There are some negatives to the proposal, but they are manageable:

---Some of the geographical groupings are awkward, such as Maricao-into-Yauco (Maricao is closer to Mayagüez) and Cabo Rojo-into-San Germán (Cabo Rojo is larger in population), but these are not insurmountable. If 20 is the magic number, some towns can be re-arranged and that should take care of the problem. 

---However, there is some trace of gerrymandering in the proposal, with some traditional Popular Democratic Party towns kept in "small" new cities while major statehood party centers are glommed into "large" new cities. That can be addressed at the planning stage by using population/proximity as the basis for redistribution rather than political expediency. The odds of that happening are (Yes, I'm being mathematically sarcastic.) And yet, it can be done if a number such as 20 is used as a guide to the number of "new cities," as it forces redistribution within reasonable parameters.

---The bigger obstacle is stupid civic pride and political greed, as possibly shown above, but also by "Not My town!" pseudo-thinking. Here's the appropriate response to that: Screw it. If your town is to be folded into another, I don't care: We need to save money and if sticking your little city hall and half-brained mayor into some sort of county structure will cut Our costs, good riddance to your "independence," bozo. I live in Cabo Rojo and if it becomes "part" of San Germán, cool. I was born in Aguadilla and if another plan suggests it become part of Arecibo, cool. If it isn't 20, then 27, or (as in My unpublished post) maybe 16? Cool. Fewer Fools? Mondo cool! (Yes, I said mondo.)

What We cannot have is a "not My town" mentality that keeps Us on a "damn My Island" path. Consolidate? Good. Counties instead of municipalities? Good. Purposeful action that leads to significant change? Good. Waiting for another workable plan to satisfy Fools and the fools that support them.

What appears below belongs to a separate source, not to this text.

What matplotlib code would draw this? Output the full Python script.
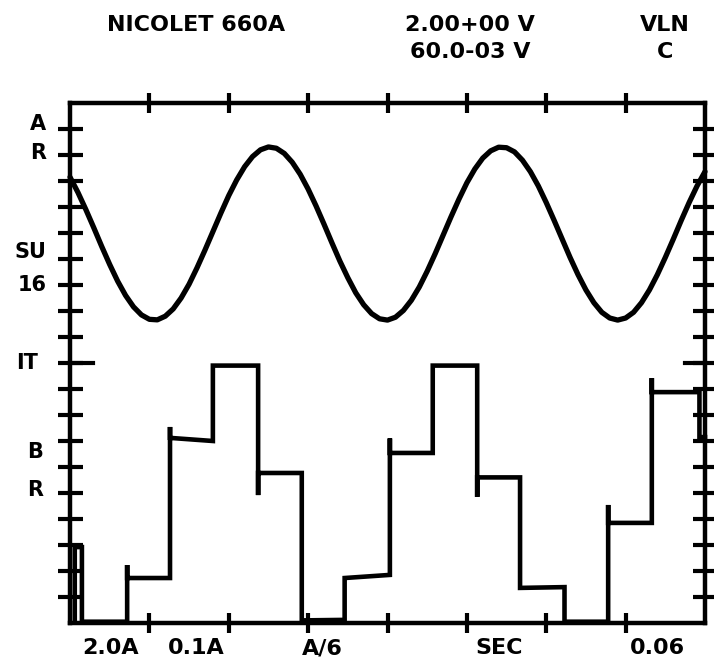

Not good.

The Jenius Has Spoken.


1 comment:

Prometeo said...

Resistance to change will be there. There will be great opposition to this idea from the representatives who wouldn't want to see their source of income cut short. The idea is good but with the actual puertorrican mentality is not happening. But as they did with Law #7 they may shove it down the throats of those who resist.